Return the lines that follow, exactly as they appear, from the first through the one containing "const yTicks = [0,10,20,30,40,50,60,70];"; no pictures are to be included.

__Dataset content__
>> BEGIN

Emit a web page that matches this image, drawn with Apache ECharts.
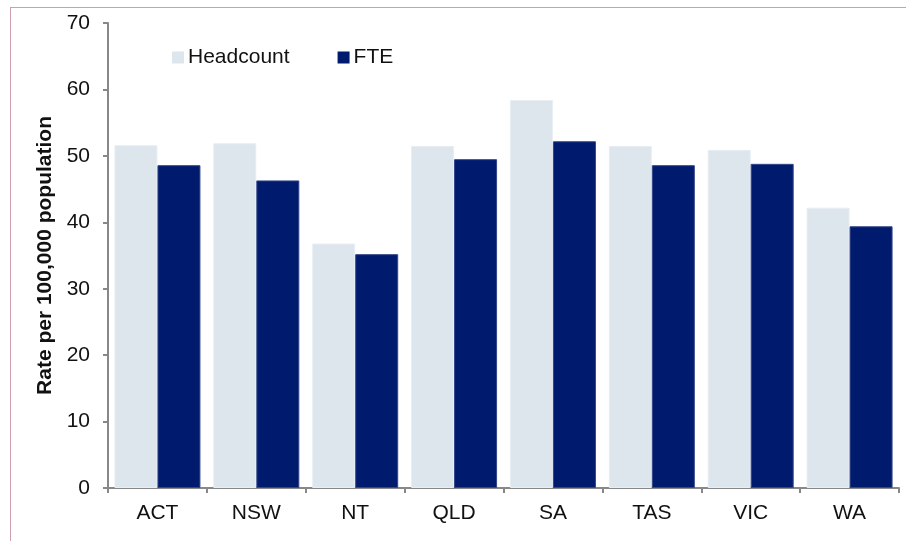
<!DOCTYPE html>
<html>
<head>
<meta charset="utf-8">
<script src="https://cdn.jsdelivr.net/npm/echarts@6/dist/echarts.min.js"></script>
<style>
html,body{margin:0;padding:0;background:#fff;}
#frame{position:absolute;left:10px;top:7px;width:900px;height:540px;border-left:1px solid #cf9fb0;border-top:1px solid #cf9fb0;}
#chart{position:absolute;left:0;top:0;width:906px;height:541px;}
</style>
</head>
<body>
<div id="frame"></div>
<div id="chart"></div>
<script>
const categories = ['ACT','NSW','NT','QLD','SA','TAS','VIC','WA'];
const headcount = [51.6, 51.9, 36.8, 51.5, 58.4, 51.5, 50.9, 42.2];
const fte = [48.6, 46.3, 35.2, 49.5, 52.2, 48.6, 48.8, 39.4];
const yTicks = [0,10,20,30,40,50,60,70];

const chart = echarts.init(document.getElementById('chart'), null, {renderer:'canvas'});
const font = 'Liberation Sans, Arial, sans-serif';
chart.setOption({
  animation:false,
  backgroundColor:'transparent',
  textStyle:{fontFamily:font},
  legend:{
    left:167, top:42,
    itemWidth:12, itemHeight:12, itemGap:48,
    icon:'rect',
    itemStyle:{borderWidth:0},
    textStyle:{fontSize:21, color:'#111', fontFamily:font, padding:[0,0,0,-1]},
    data:['Headcount','FTE']
  },
  grid:{left:108, right:7, top:23, bottom:53, containLabel:false},
  xAxis:{
    type:'category', data:categories,
    axisLine:{lineStyle:{color:'#888', width:2}},
    axisTick:{show:true, alignWithLabel:false, length:5, lineStyle:{color:'#888', width:2}},
    axisLabel:{fontSize:21, color:'#111', margin:15, fontFamily:font}
  },
  yAxis:{
    type:'value', min:yTicks[0], max:yTicks[yTicks.length-1], interval:10,
    name:'Rate per 100,000 population', nameLocation:'middle', nameGap:50, nameRotate:90,
    nameTextStyle:{fontSize:21, fontWeight:'bold', color:'#111', fontFamily:font},
    axisLine:{show:true, lineStyle:{color:'#888', width:2}},
    axisTick:{show:true, length:5, lineStyle:{color:'#888', width:2}},
    axisLabel:{fontSize:21, color:'#111', margin:18, fontFamily:font},
    splitLine:{show:false}
  },
  series:[
    {name:'Headcount', type:'bar', data:headcount, barGap:'0%', barCategoryGap:'13%',
     itemStyle:{color:'#dde5ed', borderColor:'#e8eef4', borderWidth:1}},
    {name:'FTE', type:'bar', data:fte, barGap:'0%', barCategoryGap:'13%',
     itemStyle:{color:'#001b6e', borderColor:'#33478a', borderWidth:1}}
  ]
});
</script>
</body>
</html>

>> END

__The reply__
Emit a web page that matches this image, drawn with Apache ECharts.
<!DOCTYPE html>
<html>
<head>
<meta charset="utf-8">
<script src="https://cdn.jsdelivr.net/npm/echarts@6/dist/echarts.min.js"></script>
<style>
html,body{margin:0;padding:0;background:#fff;}
#frame{position:absolute;left:10px;top:7px;width:900px;height:540px;border-left:1px solid #cf9fb0;border-top:1px solid #cf9fb0;}
#chart{position:absolute;left:0;top:0;width:906px;height:541px;}
</style>
</head>
<body>
<div id="frame"></div>
<div id="chart"></div>
<script>
const categories = ['ACT','NSW','NT','QLD','SA','TAS','VIC','WA'];
const headcount = [51.6, 51.9, 36.8, 51.5, 58.4, 51.5, 50.9, 42.2];
const fte = [48.6, 46.3, 35.2, 49.5, 52.2, 48.6, 48.8, 39.4];
const yTicks = [0,10,20,30,40,50,60,70];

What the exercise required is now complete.